A government that speaks for such a small layer of the population and pursues an agenda that so directly conflicts with the interests of the great majority of the population must resort to methods of brute force when it comes to enforcing its social program.
The tragic death of Terrance Shurn has to be placed in this general context. Increasingly the principle role of the police is to suppress any sign of opposition and resistance within the population. Unable and unwilling to address the fundamental causes of discontent in the United States, the response of the political establishment can only be: repression, repression and more repression.
How can working people respond to this crisis?

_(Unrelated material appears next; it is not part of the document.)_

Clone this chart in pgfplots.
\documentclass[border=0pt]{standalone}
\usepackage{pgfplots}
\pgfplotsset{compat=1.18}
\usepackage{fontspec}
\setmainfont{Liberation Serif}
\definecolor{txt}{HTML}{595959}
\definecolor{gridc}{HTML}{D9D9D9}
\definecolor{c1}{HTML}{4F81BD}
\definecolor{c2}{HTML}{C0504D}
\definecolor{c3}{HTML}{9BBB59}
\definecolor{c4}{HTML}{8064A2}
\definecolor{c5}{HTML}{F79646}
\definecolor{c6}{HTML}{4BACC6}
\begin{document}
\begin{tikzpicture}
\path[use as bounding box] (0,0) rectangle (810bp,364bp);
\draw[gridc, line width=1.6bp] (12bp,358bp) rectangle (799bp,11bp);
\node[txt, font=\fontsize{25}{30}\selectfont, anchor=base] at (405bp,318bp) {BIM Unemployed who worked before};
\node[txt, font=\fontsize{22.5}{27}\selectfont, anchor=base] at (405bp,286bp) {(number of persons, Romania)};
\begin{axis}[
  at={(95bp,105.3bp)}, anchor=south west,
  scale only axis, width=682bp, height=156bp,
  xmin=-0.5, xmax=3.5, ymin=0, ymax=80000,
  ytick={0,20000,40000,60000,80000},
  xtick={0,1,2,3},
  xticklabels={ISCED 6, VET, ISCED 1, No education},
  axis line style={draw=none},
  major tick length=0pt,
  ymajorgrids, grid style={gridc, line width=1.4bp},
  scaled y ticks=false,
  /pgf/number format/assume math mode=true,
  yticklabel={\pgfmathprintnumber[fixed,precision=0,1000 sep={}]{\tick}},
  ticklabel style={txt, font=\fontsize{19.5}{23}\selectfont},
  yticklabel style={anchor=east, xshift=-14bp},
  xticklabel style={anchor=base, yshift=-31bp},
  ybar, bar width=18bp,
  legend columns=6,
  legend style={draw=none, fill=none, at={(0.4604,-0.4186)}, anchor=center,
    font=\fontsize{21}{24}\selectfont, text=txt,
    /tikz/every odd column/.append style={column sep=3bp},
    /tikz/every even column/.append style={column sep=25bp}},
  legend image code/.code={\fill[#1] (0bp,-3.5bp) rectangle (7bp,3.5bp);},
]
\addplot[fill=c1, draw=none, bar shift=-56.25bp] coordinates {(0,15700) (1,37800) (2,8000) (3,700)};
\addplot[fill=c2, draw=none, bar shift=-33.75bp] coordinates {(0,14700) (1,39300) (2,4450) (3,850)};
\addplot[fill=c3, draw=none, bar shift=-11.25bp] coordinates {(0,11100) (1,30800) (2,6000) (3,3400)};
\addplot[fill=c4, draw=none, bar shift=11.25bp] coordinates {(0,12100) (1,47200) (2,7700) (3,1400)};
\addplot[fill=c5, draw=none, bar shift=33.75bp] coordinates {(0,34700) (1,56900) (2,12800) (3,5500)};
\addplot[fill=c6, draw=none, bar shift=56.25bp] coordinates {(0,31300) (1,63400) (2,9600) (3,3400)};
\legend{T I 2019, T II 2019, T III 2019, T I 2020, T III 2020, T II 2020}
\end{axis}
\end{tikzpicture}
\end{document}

The politics of race—promoted by a number of local politicians, clergy and businessmen—offers no way out for the working people of Benton Harbor. Individuals like Al Sharpton and the national “civil rights” leader and multi-millionaire Jesse Jackson do not speak for the masses of oppressed black workers.
At every outbreak of social discontent, they step in to corral discontent and channel it along lines that do not challenge the basic conditions of inequality rooted in the profit system. Their calls for black ownership of business, more black police officers and more black politicians have been made before and have led to a dead end. Indeed the city of Benton Harbor—like Detroit, Gary and others—has been run for decades by black politicians who have overseen the continued devastation of the city.

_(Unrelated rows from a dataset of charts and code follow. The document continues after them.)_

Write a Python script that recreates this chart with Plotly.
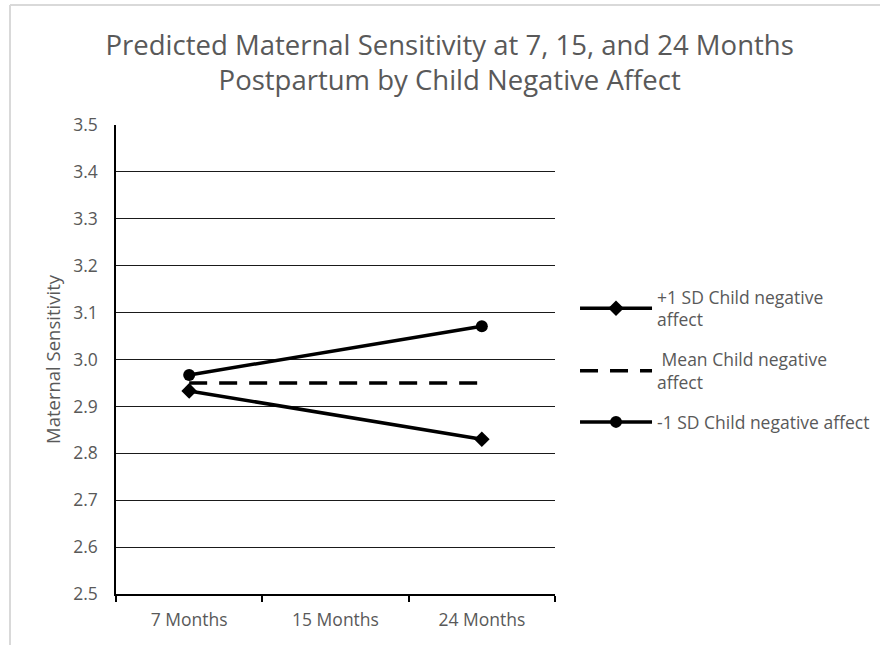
import plotly.graph_objects as go

categories = ["7 Months", "15 Months", "24 Months"]
x_points = ["7 Months", "24 Months"]
plus_sd = [2.933, 2.830]
mean_vals = [2.950, 2.950]
minus_sd = [2.967, 3.071]
series_names = ["+1 SD Child negative<br>affect", " Mean Child negative<br>affect", "-1 SD Child negative affect"]
y_ticks = [2.5, 2.6, 2.7, 2.8, 2.9, 3.0, 3.1, 3.2, 3.3, 3.4, 3.5]

FONT = "Open Sans"
GRAY = "#595959"

fig = go.Figure()
fig.add_trace(go.Scatter(x=x_points, y=plus_sd, name=series_names[0], mode="lines+markers",
                         legendgroup="a",
                         line=dict(color="black", width=3.5),
                         marker=dict(symbol="diamond", size=12, color="black")))
fig.add_trace(go.Scatter(x=x_points, y=mean_vals, name=series_names[1], mode="lines",
                         legendgroup="b",
                         line=dict(color="black", width=3.5, dash="18px,12px")))
fig.add_trace(go.Scatter(x=x_points, y=minus_sd, name=series_names[2], mode="lines+markers",
                         legendgroup="c",
                         line=dict(color="black", width=3.5),
                         marker=dict(symbol="circle", size=12, color="black")))

fig.update_layout(
    width=880, height=645,
    margin=dict(l=116, r=325, t=125, b=51, autoexpand=False),
    paper_bgcolor="white", plot_bgcolor="white",
    font=dict(family=FONT, color=GRAY, size=17.5),
    title=dict(text="Predicted Maternal Sensitivity at 7, 15, and 24 Months<br>Postpartum by Child Negative Affect",
               x=0.511, xanchor="center", y=0.9155, yanchor="middle",
               font=dict(family=FONT, size=27.5, color=GRAY)),
    showlegend=True,
    legend=dict(x=1.0456, xanchor="left", y=0.5, yanchor="middle",
                font=dict(family=FONT, size=17.5, color=GRAY),
                itemwidth=72, tracegroupgap=14, bgcolor="rgba(0,0,0,0)"),
    xaxis=dict(type="category", categoryorder="array", categoryarray=categories,
               range=[-0.5, 2.5], tickson="boundaries", ticks="outside", ticklen=6,
               tickcolor="black", tickwidth=1.5, showline=True, linecolor="black", linewidth=1.5,
               showgrid=False, ticklabelstandoff=9,
               tickfont=dict(family=FONT, size=17.5, color=GRAY)),
    yaxis=dict(range=[2.5, 3.5], tickvals=y_ticks, ticktext=[f"{v:.1f}" for v in y_ticks],
               showgrid=True, gridcolor="#1a1a1a", gridwidth=1.2, zeroline=False,
               showline=True, linecolor="black", linewidth=1.5, ticks="",
               ticklabelstandoff=13,
               title=dict(text="Maternal Sensitivity", font=dict(family=FONT, size=18.5, color=GRAY), standoff=8),
               tickfont=dict(family=FONT, size=17.5, color=GRAY)),
    shapes=[
        dict(type="line", xref="paper", yref="paper", x0=-0.2415, x1=1.8, y0=1.256, y1=1.256,
             line=dict(color="#d9d9d9", width=2)),
        dict(type="line", xref="paper", yref="paper", x0=-0.2415, x1=-0.2415, y0=1.256, y1=-0.2,
             line=dict(color="#d9d9d9", width=2)),
    ],
)

fig.write_html("out.html", config={"displayModeBar": False},
               post_script="document.body.style.margin='0px';")
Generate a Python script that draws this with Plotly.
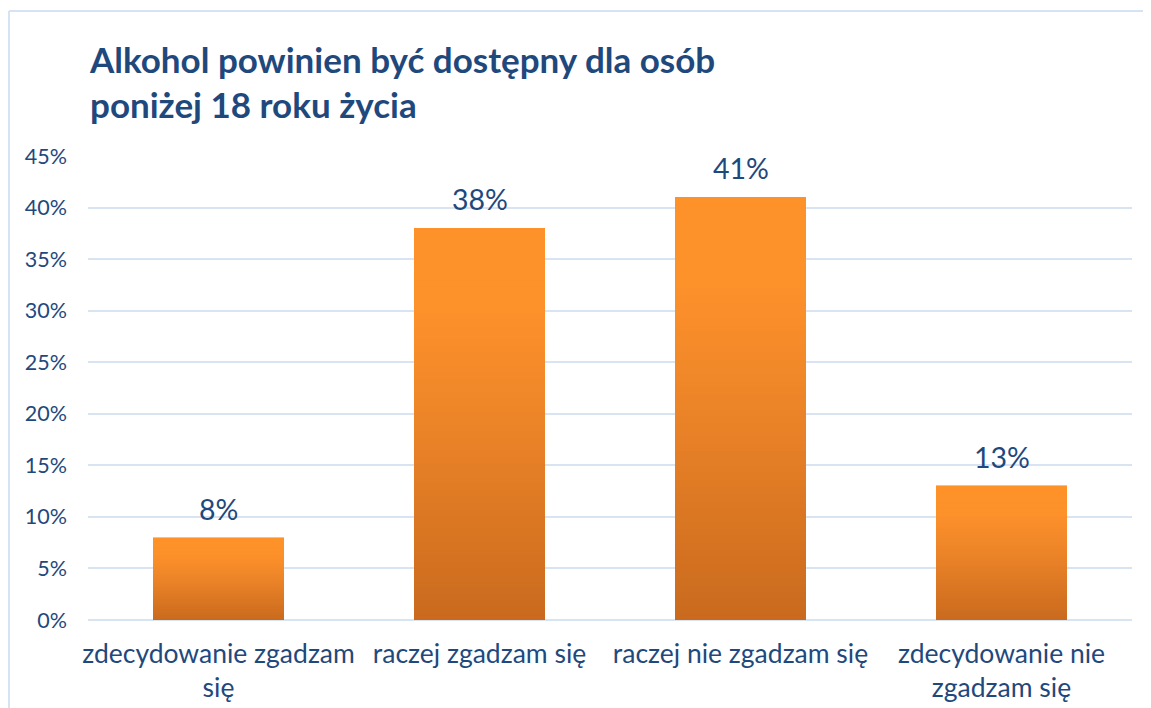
import plotly.graph_objects as go

categories = ["zdecydowanie zgadzam<br>się", "raczej zgadzam się", "raczej nie zgadzam się", "zdecydowanie nie<br>zgadzam się"]
values = [0.08, 0.38, 0.41, 0.13]
value_labels = ["8%", "38%", "41%", "13%"]
tick_vals = [0, 0.05, 0.10, 0.15, 0.20, 0.25, 0.30, 0.35, 0.40, 0.45]
tick_text = ["0%", "5%", "10%", "15%", "20%", "25%", "30%", "35%", "40%", "45%"]
title_text = "Alkohol powinien być dostępny dla osób<br>poniżej 18 roku życia"

TEXT = "#1f497d"
GRID = "#d9e4f3"
BORDER = "#d5e3f5"
FONT = "Lato, 'Open Sans', sans-serif"

W, H = 1135, 700  # page body has an 8px margin

# gradient colour stops (bottom -> top)
stops = [(0.0, (201, 106, 30)), (0.5, (236, 132, 40)), (0.8, (253, 145, 42)), (1.0, (254, 146, 42))]

def grad(t):
    for (t0, c0), (t1, c1) in zip(stops[:-1], stops[1:]):
        if t <= t1:
            f = (t - t0) / (t1 - t0) if t1 > t0 else 0
            return "rgb(%d,%d,%d)" % tuple(round(a + (b - a) * f) for a, b in zip(c0, c1))
    return "rgb(%d,%d,%d)" % stops[-1][1]

N = 60
fig = go.Figure()
for i in range(N):
    col = grad((i + 0.5) / N)
    fig.add_trace(go.Bar(
        x=categories,
        y=[v / N for v in values],
        marker=dict(color=col, line=dict(color=col, width=0.6)),
        width=0.5,
        showlegend=False,
        hoverinfo="skip",
    ))

for c, v, lab in zip(categories, values, value_labels):
    fig.add_annotation(x=c, y=v, text=lab, showarrow=False, yanchor="bottom",
                       yshift=10, font=dict(size=28.5, color=TEXT, family=FONT))

# outer chart border (left and top edges visible)
fig.add_shape(type="line", xref="paper", yref="paper",
              x0=-0.0757, x1=-0.0757, y0=-0.5, y1=1.3125,
              line=dict(color=BORDER, width=2), layer="below")
fig.add_shape(type="line", xref="paper", yref="paper",
              x0=-0.0757, x1=1.3, y0=1.3125, y1=1.3125,
              line=dict(color=BORDER, width=2), layer="below")

fig.update_layout(
    width=W, height=H,
    barmode="stack",
    bargap=0.5,
    plot_bgcolor="white", paper_bgcolor="white",
    margin=dict(l=80, r=11, t=148, b=88),
    font=dict(family=FONT, color=TEXT),
    title=dict(text="<b>" + title_text + "</b>", x=82 / W, xanchor="left",
               y=1 - 64.5 / H, yanchor="middle", xref="container", yref="container",
               font=dict(size=35, color=TEXT, family=FONT)),
    xaxis=dict(showgrid=False, showline=False, ticks="", tickfont=dict(size=26.5, color=TEXT),
               ticklabelstandoff=15, automargin=False, tickangle=0),
    yaxis=dict(range=[0, 0.45], tickvals=tick_vals, ticktext=tick_text,
               showgrid=True, gridcolor=GRID, gridwidth=2,
               zeroline=True, zerolinecolor=GRID, zerolinewidth=2,
               showline=False, ticks="", tickfont=dict(size=21.5, color=TEXT),
               ticklabelstandoff=20, automargin=False),
)

fig.write_html("out.html")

The promotion of the politics of race has a definite social function, which it shares with racism itself: to divide the working class and obscure the fundamental conflict in American society—that between a tiny elite that controls all the levers of political and economic power and the broad majority of the population.
Much has been done to compare “black” Benton Harbor to “white” St. Joseph across the river. But the per capita income of St. Joseph—which at $25,000 is nearly three times greater than that in Benton Harbor—is deceptive. The figure is skewed by the fact that St. Joseph is home to a small but enormously wealthy layer, including local Congressman and heir to the Whirlpool fortune Fred Upton. The ordinary working people of St. Joseph face essentially the same social problems of growing unemployment, stagnating living conditions and mounting attacks on their fundamental democratic rights.

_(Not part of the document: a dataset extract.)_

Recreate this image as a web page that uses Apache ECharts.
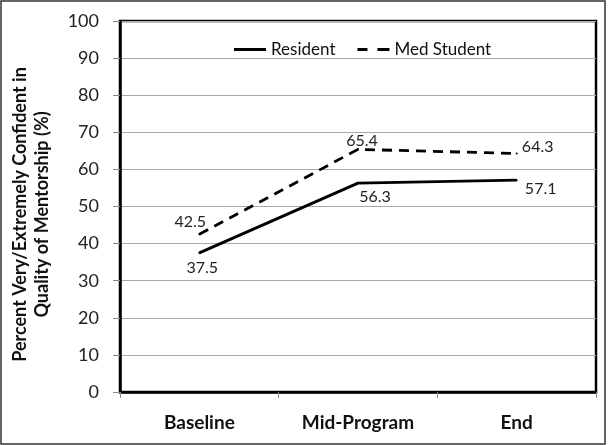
<!DOCTYPE html>
<html><head><meta charset="utf-8">
<script src="https://cdn.jsdelivr.net/npm/echarts@6/dist/echarts.min.js"></script>
<style>html,body{margin:0;padding:0;background:#fff}#c{width:609px;height:445px}</style>
</head><body><div id="c"></div>
<script>
var categories = ["Baseline", "Mid-Program", "End"];
var resident = [37.5, 56.3, 57.1];
var medStudent = [42.5, 65.4, 64.3];
var yTicks = [0, 10, 20, 30, 40, 50, 60, 70, 80, 90, 100];

var font = "Lato, 'Open Sans', sans-serif";
var chart = echarts.init(document.getElementById('c'));
var resLabelOff = [[3, 15], [17, 14], [24, 9]];
var medLabelOff = [[-9, -12], [4, -9], [21, -7]];
function mk(vals, offs) {
  return vals.map(function (v, i) {
    return {value: v, label: {position: 'inside', offset: offs[i]}};
  });
}
chart.setOption({
  animation: false,
  backgroundColor: '#fff',
  graphic: [{
    type: 'rect', shape: {x: 1, y: 1, width: 604, height: 443},
    style: {fill: 'none', stroke: '#333', lineWidth: 1.5}, z: 100
  }],
  grid: {left: 120, right: 13, top: 21, bottom: 53, show: true, borderColor: '#000', borderWidth: 2.5,
    backgroundColor: '#fff', containLabel: false, outerBoundsMode: 'none'},
  legend: {
    top: 36, left: 229, itemGap: 22, itemWidth: 32, itemHeight: 3,
    textStyle: {fontFamily: font, fontSize: 17, color: '#111'},
    data: [
      {name: 'Resident', icon: 'path://M0,0 L32,0 L32,3 L0,3 Z'},
      {name: 'Med Student', icon: 'path://M0,0 L10,0 L10,3 L0,3 Z M20,0 L32,0 L32,3 L20,3 Z'}
    ]
  },
  xAxis: {
    type: 'category', data: categories, boundaryGap: true,
    axisLine: {lineStyle: {color: '#000', width: 2.5}},
    axisTick: {show: true, length: 6, lineStyle: {color: '#888'}},
    axisLabel: {fontFamily: font, fontSize: 19, fontWeight: 'bold', color: '#111', margin: 21}
  },
  yAxis: {
    type: 'value', min: 0, max: 100, interval: 10,
    name: 'Percent Very/Extremely Confident in\nQuality of Mentorship (%)',
    nameLocation: 'middle', nameGap: 67, nameRotate: 90,
    nameTextStyle: {fontFamily: font, fontSize: 18, fontWeight: 'bold', color: '#111', lineHeight: 22, padding: [0, 16, 0, 0]},
    axisLine: {show: true, lineStyle: {color: '#000', width: 2.5}},
    axisTick: {show: true, length: 7, lineStyle: {color: '#888'}},
    splitLine: {lineStyle: {color: '#a8a8a8', width: 1}},
    axisLabel: {fontFamily: font, fontSize: 18, color: '#222', margin: 21,
      formatter: function (v) { return yTicks.indexOf(v) >= 0 ? String(v) : ''; }}
  },
  series: [
    {name: 'Resident', type: 'line', data: mk(resident, resLabelOff), symbol: 'circle', symbolSize: 2, showSymbol: true,
      lineStyle: {color: '#000', width: 2.8}, itemStyle: {color: '#000'},
      label: {show: true, fontFamily: font, fontSize: 16, color: '#222'}},
    {name: 'Med Student', type: 'line', data: mk(medStudent, medLabelOff), symbol: 'circle', symbolSize: 2, showSymbol: true,
      lineStyle: {color: '#000', width: 2.8, type: [10, 7]}, itemStyle: {color: '#000'},
      label: {show: true, fontFamily: font, fontSize: 16, color: '#222'}}
  ]
});
</script></body></html>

That social discontent in Benton Harbor should erupt in the form of a spontaneous outpouring of anger is an expression of the fact that working people have no organizations that speak in their interests. The trade unions today essentially function as company unions, overseeing wage cuts and layoffs throughout the country. The civil rights establishment has lurched sharply to the right in lock-step with the Democratic Party, which does not even make a pretense anymore of fighting for any serious social reforms on behalf of working people.
The crumbs offered by Governor Granholm in response to the riots—a few hundred minimum-wage jobs for a few weeks in the summer—underscore the fact that the Democrats are incapable of meeting the needs of masses of working people and are nothing more than the second party of big business.
A new political party must be built, one that unites the working class in a common struggle to guarantee decent jobs, living standards, health care and education for all. Such a party must fight for a vast redistribution of society’s wealth to meet the needs of the working people and put an end to poverty, unemployment and inequality. The vast sums of resources being squandered to enrich the financial elite and fund the imperialist wars must be redirected to meet social needs.
The Socialist Equality Party urges working people to actively build our party as the new leadership that will fight for this genuinely democratic, egalitarian and socialist perspective.